AVAILABLE DATA

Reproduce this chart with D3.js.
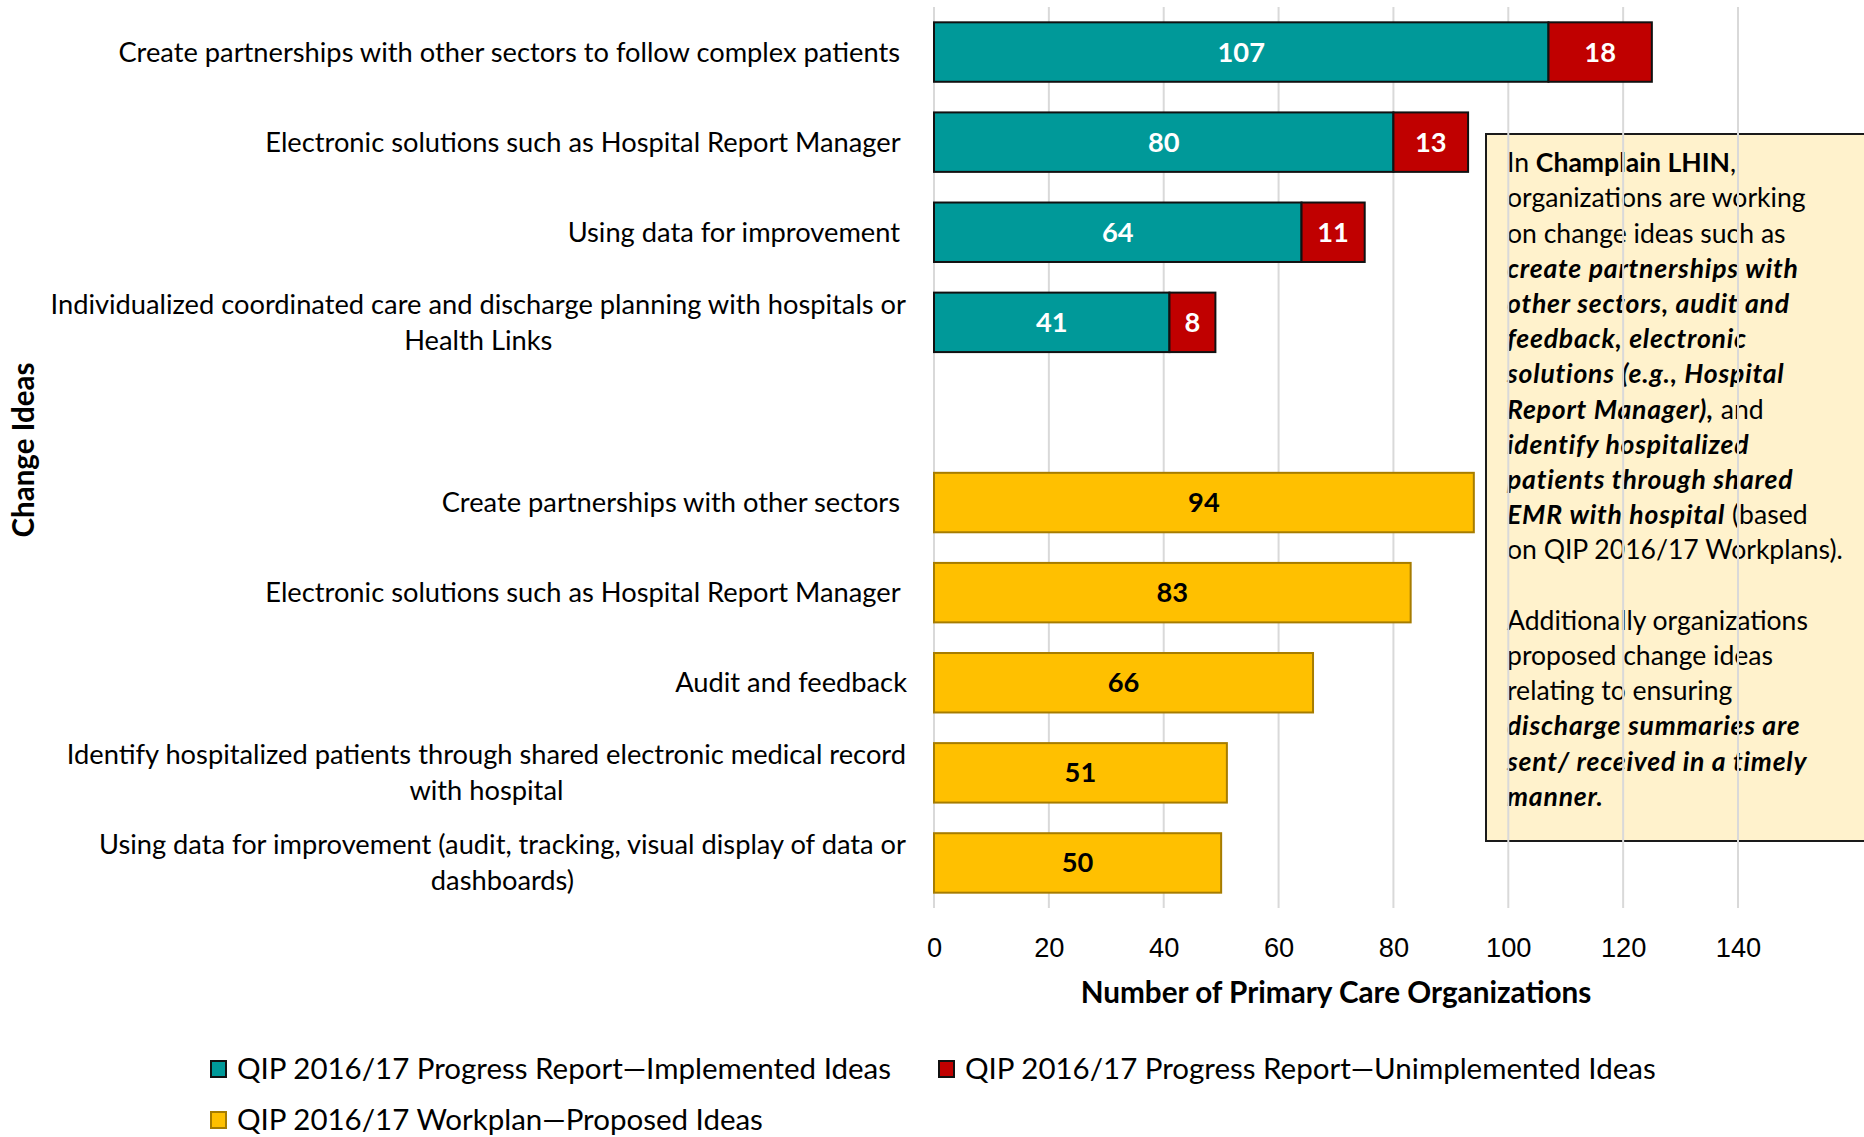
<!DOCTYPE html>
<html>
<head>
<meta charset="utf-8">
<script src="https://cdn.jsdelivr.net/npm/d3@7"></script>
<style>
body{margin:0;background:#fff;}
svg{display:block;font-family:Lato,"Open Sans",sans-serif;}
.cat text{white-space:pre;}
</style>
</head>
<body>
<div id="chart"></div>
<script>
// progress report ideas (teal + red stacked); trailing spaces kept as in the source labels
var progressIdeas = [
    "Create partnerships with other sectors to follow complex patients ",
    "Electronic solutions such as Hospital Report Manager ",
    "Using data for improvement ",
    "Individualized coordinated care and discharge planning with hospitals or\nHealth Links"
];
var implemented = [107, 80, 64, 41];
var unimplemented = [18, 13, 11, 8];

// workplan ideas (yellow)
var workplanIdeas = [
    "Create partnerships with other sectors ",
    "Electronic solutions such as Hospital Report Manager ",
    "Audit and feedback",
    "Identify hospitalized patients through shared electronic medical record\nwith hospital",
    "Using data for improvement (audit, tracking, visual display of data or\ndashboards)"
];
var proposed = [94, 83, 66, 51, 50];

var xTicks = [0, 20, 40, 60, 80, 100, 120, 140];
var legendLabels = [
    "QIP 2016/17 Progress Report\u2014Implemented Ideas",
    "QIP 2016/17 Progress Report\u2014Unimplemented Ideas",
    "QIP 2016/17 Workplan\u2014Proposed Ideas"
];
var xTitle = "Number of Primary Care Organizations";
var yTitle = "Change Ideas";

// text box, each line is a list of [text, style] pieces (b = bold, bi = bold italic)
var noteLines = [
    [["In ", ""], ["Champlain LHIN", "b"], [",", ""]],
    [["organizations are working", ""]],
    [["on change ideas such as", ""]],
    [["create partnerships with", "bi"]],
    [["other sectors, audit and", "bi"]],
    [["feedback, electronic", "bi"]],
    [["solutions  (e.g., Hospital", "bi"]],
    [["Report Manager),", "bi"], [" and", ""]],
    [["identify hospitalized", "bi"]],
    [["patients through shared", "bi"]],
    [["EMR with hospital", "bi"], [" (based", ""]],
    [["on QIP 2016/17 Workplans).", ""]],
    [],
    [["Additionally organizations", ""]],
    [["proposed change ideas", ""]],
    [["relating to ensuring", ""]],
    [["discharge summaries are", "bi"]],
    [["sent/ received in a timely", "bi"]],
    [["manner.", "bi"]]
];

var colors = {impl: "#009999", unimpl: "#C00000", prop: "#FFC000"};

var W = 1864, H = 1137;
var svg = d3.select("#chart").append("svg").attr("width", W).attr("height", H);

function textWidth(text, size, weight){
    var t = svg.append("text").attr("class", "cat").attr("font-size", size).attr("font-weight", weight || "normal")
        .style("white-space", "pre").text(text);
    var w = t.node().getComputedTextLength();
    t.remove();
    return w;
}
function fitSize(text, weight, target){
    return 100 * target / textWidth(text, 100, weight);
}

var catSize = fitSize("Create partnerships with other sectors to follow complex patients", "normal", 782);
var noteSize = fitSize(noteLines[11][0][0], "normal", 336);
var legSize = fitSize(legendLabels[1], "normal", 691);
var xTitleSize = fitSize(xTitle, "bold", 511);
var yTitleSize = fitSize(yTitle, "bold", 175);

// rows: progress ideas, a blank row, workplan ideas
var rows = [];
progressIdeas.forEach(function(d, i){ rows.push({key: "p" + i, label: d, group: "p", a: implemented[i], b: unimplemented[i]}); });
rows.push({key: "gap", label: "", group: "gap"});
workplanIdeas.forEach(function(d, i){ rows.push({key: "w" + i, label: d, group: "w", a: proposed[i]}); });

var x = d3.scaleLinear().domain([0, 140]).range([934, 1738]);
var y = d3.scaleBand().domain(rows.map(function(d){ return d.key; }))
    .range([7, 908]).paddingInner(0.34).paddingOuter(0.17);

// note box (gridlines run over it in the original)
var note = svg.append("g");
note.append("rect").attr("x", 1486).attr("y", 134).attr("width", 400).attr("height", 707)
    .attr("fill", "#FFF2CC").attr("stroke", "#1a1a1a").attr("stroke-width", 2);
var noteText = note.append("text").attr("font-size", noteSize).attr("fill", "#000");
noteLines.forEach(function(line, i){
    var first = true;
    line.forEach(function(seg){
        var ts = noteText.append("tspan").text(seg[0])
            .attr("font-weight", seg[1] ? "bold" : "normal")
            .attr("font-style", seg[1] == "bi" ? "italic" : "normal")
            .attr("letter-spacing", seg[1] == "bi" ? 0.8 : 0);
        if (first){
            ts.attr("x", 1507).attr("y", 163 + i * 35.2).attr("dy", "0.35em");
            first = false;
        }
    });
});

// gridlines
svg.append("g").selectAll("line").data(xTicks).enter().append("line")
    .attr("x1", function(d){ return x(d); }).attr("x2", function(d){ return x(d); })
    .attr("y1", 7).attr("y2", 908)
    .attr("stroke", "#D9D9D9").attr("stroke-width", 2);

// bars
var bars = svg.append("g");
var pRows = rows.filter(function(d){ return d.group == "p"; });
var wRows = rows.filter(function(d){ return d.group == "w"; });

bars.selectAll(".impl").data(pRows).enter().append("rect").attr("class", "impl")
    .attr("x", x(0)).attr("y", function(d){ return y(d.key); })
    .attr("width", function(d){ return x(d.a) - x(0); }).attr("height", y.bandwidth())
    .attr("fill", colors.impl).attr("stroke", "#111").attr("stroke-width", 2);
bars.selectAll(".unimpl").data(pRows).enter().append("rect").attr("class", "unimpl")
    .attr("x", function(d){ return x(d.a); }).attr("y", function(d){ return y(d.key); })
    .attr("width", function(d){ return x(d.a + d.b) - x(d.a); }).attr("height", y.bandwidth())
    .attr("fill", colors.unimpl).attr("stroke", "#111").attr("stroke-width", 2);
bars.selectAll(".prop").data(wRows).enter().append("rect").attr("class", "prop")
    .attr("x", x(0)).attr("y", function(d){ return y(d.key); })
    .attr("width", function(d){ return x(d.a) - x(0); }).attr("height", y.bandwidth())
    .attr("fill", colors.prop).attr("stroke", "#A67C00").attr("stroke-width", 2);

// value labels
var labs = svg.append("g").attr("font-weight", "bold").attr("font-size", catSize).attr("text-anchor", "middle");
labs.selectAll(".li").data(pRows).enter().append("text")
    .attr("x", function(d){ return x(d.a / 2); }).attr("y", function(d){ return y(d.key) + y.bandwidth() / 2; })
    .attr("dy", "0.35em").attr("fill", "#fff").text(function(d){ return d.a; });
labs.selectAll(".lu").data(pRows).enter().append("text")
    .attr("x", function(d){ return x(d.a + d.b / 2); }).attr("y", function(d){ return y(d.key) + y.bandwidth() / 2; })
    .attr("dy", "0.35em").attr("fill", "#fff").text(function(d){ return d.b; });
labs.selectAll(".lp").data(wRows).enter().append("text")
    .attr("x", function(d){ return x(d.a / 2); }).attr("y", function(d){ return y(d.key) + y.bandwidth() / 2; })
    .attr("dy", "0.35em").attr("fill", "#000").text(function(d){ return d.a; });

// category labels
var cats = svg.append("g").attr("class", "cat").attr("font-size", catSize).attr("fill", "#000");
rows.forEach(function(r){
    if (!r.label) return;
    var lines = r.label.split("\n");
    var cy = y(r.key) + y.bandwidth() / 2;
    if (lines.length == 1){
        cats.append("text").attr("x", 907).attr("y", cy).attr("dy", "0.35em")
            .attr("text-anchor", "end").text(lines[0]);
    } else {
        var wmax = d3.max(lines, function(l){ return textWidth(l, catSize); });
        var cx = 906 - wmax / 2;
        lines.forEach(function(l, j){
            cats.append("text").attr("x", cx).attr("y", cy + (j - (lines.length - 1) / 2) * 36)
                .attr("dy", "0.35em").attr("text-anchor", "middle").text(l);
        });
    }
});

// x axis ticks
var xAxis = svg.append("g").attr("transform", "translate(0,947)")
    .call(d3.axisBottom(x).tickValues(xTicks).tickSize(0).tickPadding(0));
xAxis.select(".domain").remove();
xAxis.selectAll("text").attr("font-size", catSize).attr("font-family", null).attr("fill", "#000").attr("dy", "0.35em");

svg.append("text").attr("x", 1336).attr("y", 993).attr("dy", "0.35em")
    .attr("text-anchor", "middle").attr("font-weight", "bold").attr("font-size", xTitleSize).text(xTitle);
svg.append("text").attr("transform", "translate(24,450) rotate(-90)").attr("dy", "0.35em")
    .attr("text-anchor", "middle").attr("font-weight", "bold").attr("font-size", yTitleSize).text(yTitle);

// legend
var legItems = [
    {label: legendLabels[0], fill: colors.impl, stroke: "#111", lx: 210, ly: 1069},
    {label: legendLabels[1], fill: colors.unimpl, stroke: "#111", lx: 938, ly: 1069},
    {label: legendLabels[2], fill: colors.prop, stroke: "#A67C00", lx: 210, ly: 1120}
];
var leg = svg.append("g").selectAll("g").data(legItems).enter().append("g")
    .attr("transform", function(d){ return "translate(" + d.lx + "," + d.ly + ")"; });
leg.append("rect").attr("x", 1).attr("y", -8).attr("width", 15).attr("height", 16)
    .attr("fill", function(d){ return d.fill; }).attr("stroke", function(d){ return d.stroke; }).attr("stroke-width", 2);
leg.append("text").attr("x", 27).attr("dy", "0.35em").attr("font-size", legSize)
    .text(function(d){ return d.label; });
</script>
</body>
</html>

TASK TO COMPLETE
Write out exactly the lines between the start of the data and the line with "var unimplemented = [18, 13, 11, 8];", including both, but none of the pictures.

WRITTEN RESPONSE
Reproduce this chart with D3.js.
<!DOCTYPE html>
<html>
<head>
<meta charset="utf-8">
<script src="https://cdn.jsdelivr.net/npm/d3@7"></script>
<style>
body{margin:0;background:#fff;}
svg{display:block;font-family:Lato,"Open Sans",sans-serif;}
.cat text{white-space:pre;}
</style>
</head>
<body>
<div id="chart"></div>
<script>
// progress report ideas (teal + red stacked); trailing spaces kept as in the source labels
var progressIdeas = [
    "Create partnerships with other sectors to follow complex patients ",
    "Electronic solutions such as Hospital Report Manager ",
    "Using data for improvement ",
    "Individualized coordinated care and discharge planning with hospitals or\nHealth Links"
];
var implemented = [107, 80, 64, 41];
var unimplemented = [18, 13, 11, 8];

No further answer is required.